:: Short problem ::
Show every line below where "with" can be found.

:: Data shown ::
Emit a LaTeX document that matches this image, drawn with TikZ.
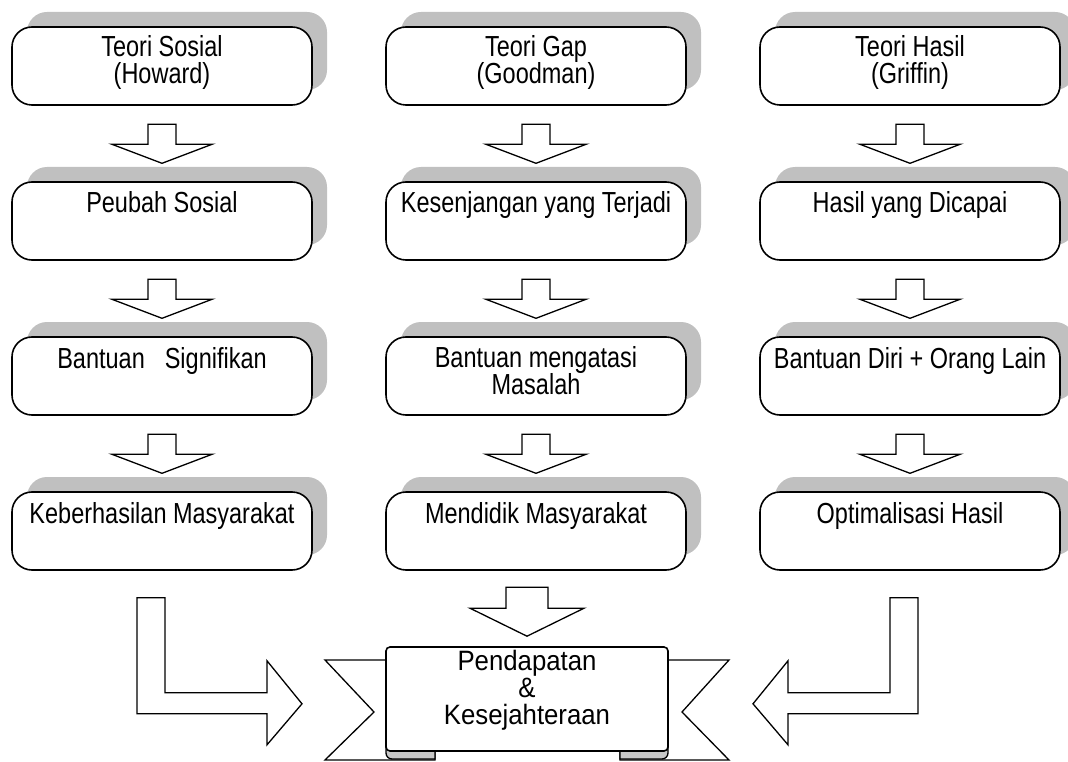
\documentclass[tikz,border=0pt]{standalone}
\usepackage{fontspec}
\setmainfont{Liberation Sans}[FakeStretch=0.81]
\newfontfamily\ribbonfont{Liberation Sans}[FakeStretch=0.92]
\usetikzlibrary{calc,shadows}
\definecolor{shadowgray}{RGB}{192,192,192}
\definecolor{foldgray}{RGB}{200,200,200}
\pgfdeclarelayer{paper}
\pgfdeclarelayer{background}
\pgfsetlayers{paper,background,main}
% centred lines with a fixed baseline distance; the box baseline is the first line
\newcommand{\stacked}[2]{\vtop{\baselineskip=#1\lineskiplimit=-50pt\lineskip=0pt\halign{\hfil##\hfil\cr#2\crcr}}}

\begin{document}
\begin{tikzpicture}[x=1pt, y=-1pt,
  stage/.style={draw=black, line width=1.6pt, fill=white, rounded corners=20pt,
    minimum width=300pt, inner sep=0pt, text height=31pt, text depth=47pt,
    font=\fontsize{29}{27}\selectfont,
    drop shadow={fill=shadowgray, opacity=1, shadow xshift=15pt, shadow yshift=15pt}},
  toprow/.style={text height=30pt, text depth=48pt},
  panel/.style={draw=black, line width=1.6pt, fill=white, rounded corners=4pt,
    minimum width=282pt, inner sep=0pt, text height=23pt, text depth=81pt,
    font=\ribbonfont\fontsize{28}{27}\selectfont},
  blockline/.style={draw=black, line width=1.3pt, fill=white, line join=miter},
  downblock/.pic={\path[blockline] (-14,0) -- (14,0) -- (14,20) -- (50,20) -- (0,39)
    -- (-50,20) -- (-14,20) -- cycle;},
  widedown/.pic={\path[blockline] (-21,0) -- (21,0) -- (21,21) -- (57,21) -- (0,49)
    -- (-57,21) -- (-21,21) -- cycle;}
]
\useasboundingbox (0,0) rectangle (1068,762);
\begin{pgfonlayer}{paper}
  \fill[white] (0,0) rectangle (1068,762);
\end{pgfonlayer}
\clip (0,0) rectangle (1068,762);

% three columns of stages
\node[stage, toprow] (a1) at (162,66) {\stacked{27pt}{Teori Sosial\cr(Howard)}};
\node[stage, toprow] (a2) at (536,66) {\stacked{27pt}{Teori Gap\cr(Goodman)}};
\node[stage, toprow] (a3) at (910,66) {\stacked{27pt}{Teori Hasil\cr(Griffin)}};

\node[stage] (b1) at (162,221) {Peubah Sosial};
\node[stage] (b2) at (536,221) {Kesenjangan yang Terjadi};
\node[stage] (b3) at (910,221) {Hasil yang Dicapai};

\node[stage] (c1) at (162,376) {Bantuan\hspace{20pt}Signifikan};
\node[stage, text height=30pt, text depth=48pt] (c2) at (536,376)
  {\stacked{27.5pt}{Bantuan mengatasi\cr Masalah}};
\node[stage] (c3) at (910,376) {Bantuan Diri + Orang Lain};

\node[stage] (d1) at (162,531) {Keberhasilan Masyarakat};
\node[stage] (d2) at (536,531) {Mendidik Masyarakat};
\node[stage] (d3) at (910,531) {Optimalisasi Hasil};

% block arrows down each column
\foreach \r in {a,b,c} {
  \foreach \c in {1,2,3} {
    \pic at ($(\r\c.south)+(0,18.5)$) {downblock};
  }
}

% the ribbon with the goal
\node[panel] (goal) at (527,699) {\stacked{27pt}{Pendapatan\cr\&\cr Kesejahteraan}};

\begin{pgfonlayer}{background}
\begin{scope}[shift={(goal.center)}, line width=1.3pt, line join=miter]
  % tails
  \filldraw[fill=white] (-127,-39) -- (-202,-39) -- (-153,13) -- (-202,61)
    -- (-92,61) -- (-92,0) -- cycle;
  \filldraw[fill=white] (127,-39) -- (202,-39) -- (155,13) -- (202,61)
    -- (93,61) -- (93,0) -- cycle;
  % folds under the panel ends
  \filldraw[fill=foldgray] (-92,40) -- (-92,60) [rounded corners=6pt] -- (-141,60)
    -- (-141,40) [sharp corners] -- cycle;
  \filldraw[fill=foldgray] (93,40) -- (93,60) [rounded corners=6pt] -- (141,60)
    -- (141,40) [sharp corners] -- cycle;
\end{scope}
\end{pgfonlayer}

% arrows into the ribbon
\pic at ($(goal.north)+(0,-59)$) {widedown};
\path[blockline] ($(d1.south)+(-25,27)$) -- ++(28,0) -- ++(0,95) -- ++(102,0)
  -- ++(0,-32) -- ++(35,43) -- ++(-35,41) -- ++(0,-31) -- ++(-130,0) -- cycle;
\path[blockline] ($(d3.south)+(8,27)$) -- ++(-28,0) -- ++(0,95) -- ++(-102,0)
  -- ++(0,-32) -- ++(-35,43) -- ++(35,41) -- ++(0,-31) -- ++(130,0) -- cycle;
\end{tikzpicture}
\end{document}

:: Result ::
Emit a LaTeX document that matches this image, drawn with TikZ.
% centred lines with a fixed baseline distance; the box baseline is the first line
% the ribbon with the goal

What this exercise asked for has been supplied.